Unifying Map and Landmark Based Representations for Visual Navigation
Saurabh Gupta, David Fouhey, Sergey Levine, Jitendra Malik
TL;DR
This work tackles robust visual navigation under actuation noise using a unified, learned framework that combines map-based planning with landmark-based execution from sparse views. It introduces four components: a mapper that builds an allocentric map from limited registered images, a learned value-iteration style path planner, a feature synthesizer that generates visual anchors along planned routes, and a closed-loop controller that follows a path signature $Ξ(p)$ comprising $(a^p_j, ρ^p_j, \hat{f^p_j})$ with attention over the trajectory.
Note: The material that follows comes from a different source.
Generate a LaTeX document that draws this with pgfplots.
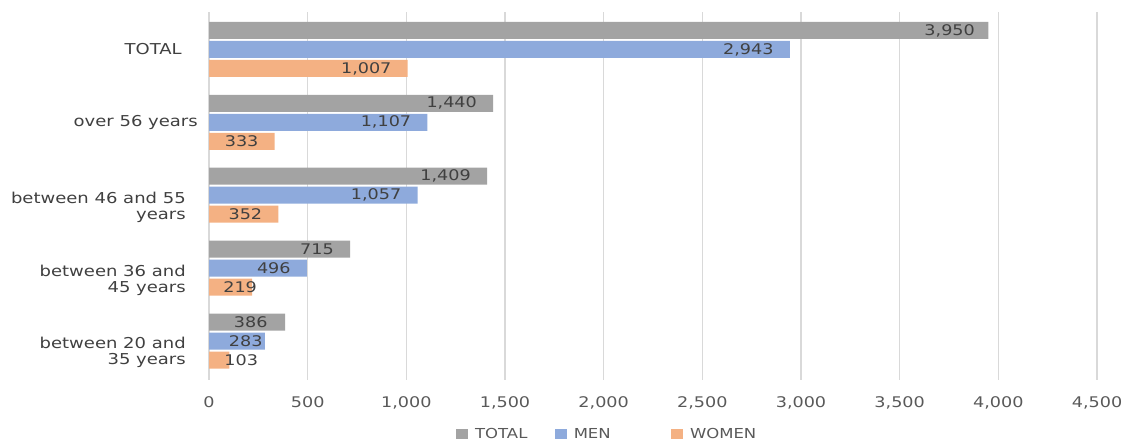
\documentclass[border=0pt]{standalone}
\usepackage{pgfplots}
\pgfplotsset{compat=1.18}
\usepackage{pgfplotstable}
\usepackage{fontspec}
\setmainfont{DejaVu Sans}
\newfontfamily\lab[FakeStretch=1.2]{DejaVu Sans}
\definecolor{cgray}{HTML}{A3A3A3}
\definecolor{cblue}{HTML}{8EAADC}
\definecolor{corange}{HTML}{F4B183}
\definecolor{gridc}{HTML}{D9D9D9}
\definecolor{txt}{HTML}{404040}
\definecolor{tick}{HTML}{595959}

\pgfplotstableread{
y x dx
4 3950 -10
3 1440 -12
2 1409 -12
1 715 -12
0 386 -13
}\tabTotal
\pgfplotstableread{
y x dx
4 2943 -12
3 1107 -12
2 1057 -12
1 496 -12
0 283 -1.5
}\tabMen
\pgfplotstableread{
y x dx
4 1007 -12
3 333 -12
2 352 -12
1 219 3.75
0 103 21.75
}\tabWomen

\newcommand{\twol}[2]{\raisebox{0pt}[\dimexpr\height+19pt\relax][\depth]{\begin{tabular}{@{}r@{}}#1\hspace*{9pt}\\#2\hspace*{9pt}\end{tabular}}}

\begin{document}
\begin{tikzpicture}
\useasboundingbox (0,0) rectangle (844.5pt,331.5pt);
\begin{axis}[
  at={(156.75pt,46.5pt)},
  scale only axis,
  width=666pt, height=276pt,
  xbar, bar width=12.75pt,
  xmin=0, xmax=4500,
  ymin=-0.535, ymax=4.514,
  xtick={0,500,...,4500},
  ytick={0,1,2,3,4},
  yticklabels={
    {\twol{between 20 and}{35 years}},
    {\twol{between 36 and}{45 years}},
    {\twol{between 46 and 55}{years}},
    {over 56 years},
    {TOTAL\hspace*{12pt}}},
  scaled x ticks=false,
  /pgf/number format/.cd, 1000 sep={,}, /pgfplots/.cd,
  xmajorgrids,
  major grid style={color=gridc, line width=1.2pt},
  axis line style={draw=none},
  major tick length=0pt,
  tick style={draw=none},
  clip=false,
  xticklabel style={font=\fontsize{11pt}{13pt}\lab, text=tick, inner sep=0pt, anchor=north, yshift=-12.5pt,
    /pgf/number format/assume math mode=true},
  yticklabel style={font=\fontsize{11.25pt}{12pt}\lab, text=txt, inner sep=0pt, anchor=east, xshift=-8.25pt},
  visualization depends on={\thisrow{dx} \as \mydx},
  nodes near coords,
  every node near coord/.append style={anchor=east, inner sep=0pt, xshift=\mydx pt,
     font=\fontsize{11pt}{13pt}\lab, text=txt, /pgf/number format/assume math mode=true},
  legend columns=3,
  legend style={at={(0.449,-0.147)}, anchor=center, draw=none, fill=none,
    font=\fontsize{10.3pt}{12pt}\lab, text=tick,
    /tikz/every odd column/.append style={column sep=3pt},
    /tikz/every even column/.append style={column sep=18.75pt}},
  legend image code/.code={\fill[#1] (0pt,-3.75pt) rectangle (9pt,3.75pt);},
]
\addplot[draw=none, fill=cgray, bar shift=14.25pt] table[x=x,y=y]{\tabTotal};
\addplot[draw=none, fill=cblue, bar shift=0pt] table[x=x,y=y]{\tabMen};
\addplot[draw=none, fill=corange, bar shift=-14.25pt] table[x=x,y=y]{\tabWomen};
\legend{TOTAL, MEN\hspace*{24.75pt}, WOMEN}
\end{axis}
\end{tikzpicture}
\end{document}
The approach is trained end-to-end and demonstrated in simulated reconstructions of real indoor spaces, showing improved navigation performance and robustness over baselines, especially with limited visual input. This framework leverages priors from similar environments and enables differentiable joint optimization across mapping, planning, and execution, offering a scalable path toward more reliable autonomous navigation in real-world settings.
Abstract
This works presents a formulation for visual navigation that unifies map based spatial reasoning and path planning, with landmark based robust plan execution in noisy environments. Our proposed formulation is learned from data and is thus able to leverage statistical regularities of the world. This allows it to efficiently navigate in novel environments given only a sparse set of registered images as input for building representations for space. Our formulation is based on three key ideas: a learned path planner that outputs path plans to reach the goal, a feature synthesis engine that predicts features for locations along the planned path, and a learned goal-driven closed loop controller that can follow plans given these synthesized features. We test our approach for goal-driven navigation in simulated real world environments and report performance gains over competitive baseline approaches.